2. The method according to claim 1,

characterized in that

the characteristic temporal progression of the test current (17) is formed by a rectangular pulse train.

3. The method according to claim 1,

characterized in that

a test current portion in the measured protective ground current (24) is determined.

4. The method according to claim 1,

characterized in that

the measured protective ground current (24) is synchronized with the temporal progression of the injected test current (17).

5. The method according to claim 3,

characterized in that

an alarm is triggered if the determined test current portion falls short of an adjustable test current response value.

6. The method according to claim 1,

characterized by

being implemented in connection with the monitoring of the protective ground in a shore connection for ships (4).

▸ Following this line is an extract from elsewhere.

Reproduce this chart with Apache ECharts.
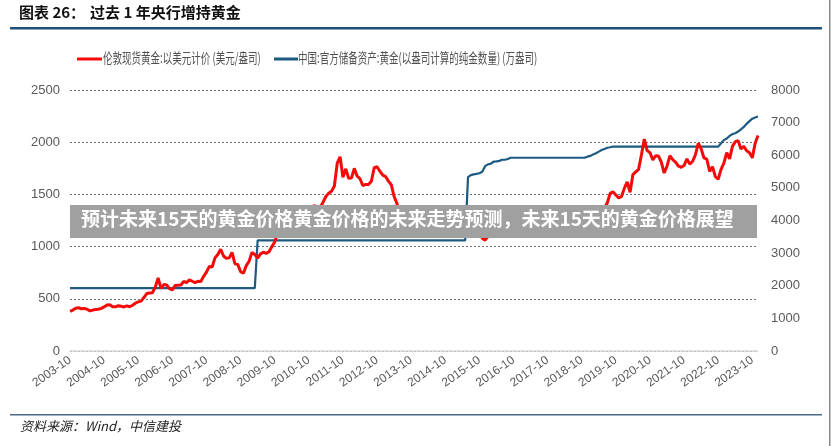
<!DOCTYPE html>
<html>
<head>
<meta charset="utf-8">
<script src="https://cdn.jsdelivr.net/npm/echarts@6/dist/echarts.min.js"></script>
<style>html,body{margin:0;padding:0;background:#fff;}#c{width:832px;height:446px;}</style>
</head>
<body>
<div id="c"></div>
<script>
// Months 2003-10 .. 2023-12
const startYear = 2003, startMonth = 10, monthCount = 243;
const months = [];
for (let i = 0; i < monthCount; i++) {
  const m = startMonth - 1 + i;
  const y = startYear + Math.floor(m / 12);
  const mm = (m % 12) + 1;
  months.push(y + '-' + (mm < 10 ? '0' + mm : mm));
}

// London spot gold, USD/oz (monthly)
const goldPrice = [
  // 2003 Oct-Dec
  380, 392, 410,
  // 2004
  414, 405, 408, 400, 384, 392, 398, 400, 408, 422, 440, 442,
  // 2005
  424, 423, 434, 429, 422, 432, 424, 438, 458, 470, 478, 512,
  // 2006
  550, 556, 558, 612, 700, 600, 636, 632, 598, 586, 628, 630,
  // 2007
  632, 666, 655, 682, 668, 655, 668, 665, 715, 756, 810, 805,
  // 2008
  892, 925, 975, 910, 888, 892, 945, 836, 830, 760, 745, 818,
  // 2009
  860, 945, 924, 890, 930, 946, 934, 950, 998, 1045, 1130, 1140,
  // 2010
  1118, 1095, 1113, 1150, 1210, 1238, 1195, 1218, 1275, 1345, 1372, 1395,
  // 2011
  1360, 1374, 1425, 1480, 1512, 1530, 1580, 1800, 1860, 1665, 1745, 1655,
  // 2012
  1656, 1750, 1674, 1650, 1585, 1596, 1594, 1626, 1755, 1765, 1722, 1684,
  // 2013
  1671, 1627, 1593, 1480, 1414, 1300, 1286, 1370, 1349, 1316, 1275, 1225,
  // 2014
  1244, 1300, 1345, 1299, 1287, 1285, 1315, 1296, 1239, 1222, 1176, 1201,
  // 2015
  1260, 1227, 1179, 1198, 1199, 1181, 1110, 1117, 1125, 1165, 1080, 1062,
  // 2016
  1097, 1210, 1246, 1250, 1260, 1290, 1350, 1341, 1326, 1267, 1236, 1140,
  // 2017
  1192, 1234, 1231, 1270, 1246, 1260, 1236, 1283, 1330, 1280, 1283, 1255,
  // 2018
  1335, 1331, 1325, 1340, 1304, 1281, 1238, 1195, 1198, 1215, 1220, 1250,
  // 2019
  1291, 1330, 1300, 1280, 1284, 1370, 1420, 1510, 1525, 1495, 1465, 1480,
  // 2020
  1560, 1620, 1520, 1690, 1715, 1740, 1880, 2030, 1920, 1900, 1830, 1870,
  // 2021
  1867, 1808, 1705, 1770, 1870, 1834, 1810, 1770, 1760, 1777, 1840, 1790,
  // 2022
  1817, 1880, 1990, 1937, 1849, 1837, 1720, 1765, 1670, 1645, 1740, 1800,
  // 2023
  1900, 1840, 1960, 2005, 2015, 1935, 1960, 1918, 1900, 1850, 1990, 2065
];

// China official gold reserves, 10k oz
const chinaReserves = [];
const reserveSegments = [
  [1929, 66],          // 2003-10 .. 2009-03
  [3389, 74]           // 2009-04 .. 2015-05
];
reserveSegments.forEach(s => { for (let i = 0; i < s[1]; i++) chinaReserves.push(s[0]); });
const reserves2015to2016 = [5331, 5393, 5412, 5427, 5447, 5493, 5666,
  5719, 5739, 5802, 5813, 5827, 5862, 5862, 5886, 5924];
reserves2015to2016.forEach(v => chinaReserves.push(v));
for (let i = 0; i < 26; i++) chinaReserves.push(5924);   // 2016-10 .. 2018-11
const reserves2019 = [5956, 5980, 6026, 6062, 6110, 6161, 6194, 6231, 6245, 6264];
reserves2019.forEach(v => chinaReserves.push(v));
for (let i = 0; i < 37; i++) chinaReserves.push(6264);   // 2019-10 .. 2022-10
const reserves2023 = [6367, 6464, 6512, 6592, 6650, 6676, 6727, 6795, 6869, 6962, 7046, 7120, 7158, 7187];
reserves2023.forEach(v => chinaReserves.push(v));

const leftTicks = [0, 500, 1000, 1500, 2000, 2500];
const rightTicks = [0, 1000, 2000, 3000, 4000, 5000, 6000, 7000, 8000];

const seriesNames = ['伦敦现货黄金:以美元计价 (美元/盎司)', '中国:官方储备资产:黄金(以盎司计算的纯金数量) (万盎司)'];
const seriesColors = ['#f50a0a', '#1c5a80'];

const FONT = '"Liberation Sans", "Noto Sans CJK SC", sans-serif';

const chart = echarts.init(document.getElementById('c'), null, {renderer: 'canvas'});
chart.setOption({
  animation: false,
  backgroundColor: '#fff',
  textStyle: {fontFamily: FONT},
  grid: {left: 70, right: 74, top: 90, bottom: 95},
  legend: {show: false, data: seriesNames},
  xAxis: {
    type: 'category', data: months, boundaryGap: false,
    axisLine: {lineStyle: {color: '#d9d9d9', width: 1.5}},
    axisTick: {show: false},
    axisLabel: {interval: 11, rotate: 35, fontSize: 12, color: '#595959', margin: 8, fontFamily: FONT},
    splitLine: {show: false}
  },
  yAxis: [{
    type: 'value', min: leftTicks[0], max: leftTicks[leftTicks.length - 1], interval: 500,
    axisLine: {show: false}, axisTick: {show: false},
    axisLabel: {fontSize: 13, color: '#595959', margin: 10, fontFamily: FONT, formatter: v => String(v)},
    splitLine: {lineStyle: {color: '#6f6f6f', type: [2, 2], width: 1}}
  }, {
    type: 'value', min: rightTicks[0], max: rightTicks[rightTicks.length - 1], interval: 1000,
    position: 'right',
    axisLine: {show: false}, axisTick: {show: false},
    axisLabel: {fontSize: 13, color: '#595959', margin: 13, fontFamily: FONT, formatter: v => String(v)},
    splitLine: {show: false}
  }],
  series: [{
    name: seriesNames[0], type: 'line', data: goldPrice, yAxisIndex: 0,
    showSymbol: false, symbol: 'none',
    lineStyle: {color: seriesColors[0], width: 3}, itemStyle: {color: seriesColors[0]}, z: 3
  }, {
    name: seriesNames[1], type: 'line', data: chinaReserves, yAxisIndex: 1,
    showSymbol: false, symbol: 'none',
    lineStyle: {color: seriesColors[1], width: 2.2}, itemStyle: {color: seriesColors[1]}, z: 2
  }],
  graphic: [
    // legend (condensed text like the original)
    {type: 'rect', z: 100, shape: {x: 77, y: 57.5, width: 25, height: 3}, style: {fill: seriesColors[0]}},
    {type: 'text', x: 103, y: 50.5, scaleX: 0.68, z: 100, style: {text: seriesNames[0], font: '14px "Noto Sans CJK SC"', fill: '#505050'}},
    {type: 'rect', z: 100, shape: {x: 274, y: 57.5, width: 24, height: 3}, style: {fill: seriesColors[1]}},
    {type: 'text', x: 298, y: 50.5, scaleX: 0.68, z: 100, style: {text: seriesNames[1], font: '14px "Noto Sans CJK SC"', fill: '#505050'}},
    // header / footer
    {type: 'text', left: 19, top: 5, z: 100, style: {text: '图表 26：', font: 'bold 15px "Noto Sans CJK SC"', fill: '#111'}},
    {type: 'text', left: 90, top: 5, z: 100, style: {text: '过去 1 年央行增持黄金', font: 'bold 15px "Noto Sans CJK SC"', fill: '#111'}},
    {type: 'rect', z: 100, shape: {x: 10, y: 27, width: 812, height: 2.5}, style: {fill: '#1f4e79'}},
    {type: 'rect', z: 100, shape: {x: 10, y: 414, width: 812, height: 1.5}, style: {fill: '#4a6a8a'}},
    {type: 'text', left: 20, top: 420, z: 100, style: {text: '资料来源：Wind，中信建投', font: 'italic 13px "Noto Sans CJK SC"', fill: '#222'}},
    // overlay banner
    {type: 'rect', z: 100, shape: {x: 70, y: 205, width: 687, height: 33}, style: {fill: '#a0a0a0'}},
    {type: 'text', left: 81, top: 209, z: 101, style: {text: '预计未来15天的黄金价格黄金价格的未来走势预测，未来15天的黄金价格展望', font: 'bold 19px "Noto Sans CJK SC"', fill: '#fff'}},
    {type: 'rect', z: 100, shape: {x: 829, y: 0, width: 1.5, height: 446}, style: {fill: '#888'}}
  ]
});
</script>
</body>
</html>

7. A device for monitoring a protective ground connection (10) of an electrical feeder (6) using a monitoring conductor (8), the feeder (6) extending between a feeding point (3) having a grounding connection (12) and a load-side connection (5), consisting of a test current generator (14) for generating a test current (17) and a coupling circuit (16) for injecting the test current (17) at the feeding point (3) between the monitoring conductor (8) and the grounding connection (12),

characterized by

a connection device (18) for connecting at least one measuring current transformer (20) and by an evaluating device (22) for detecting an interruption of the protective ground on the basis of a current (24) measured with the measuring current transformer (20).

8. The monitoring device according to claim 7,

characterized by

a synchronization device (26) for synchronizing the measured protective ground current (24) with the temporal progression of the injected test current (17).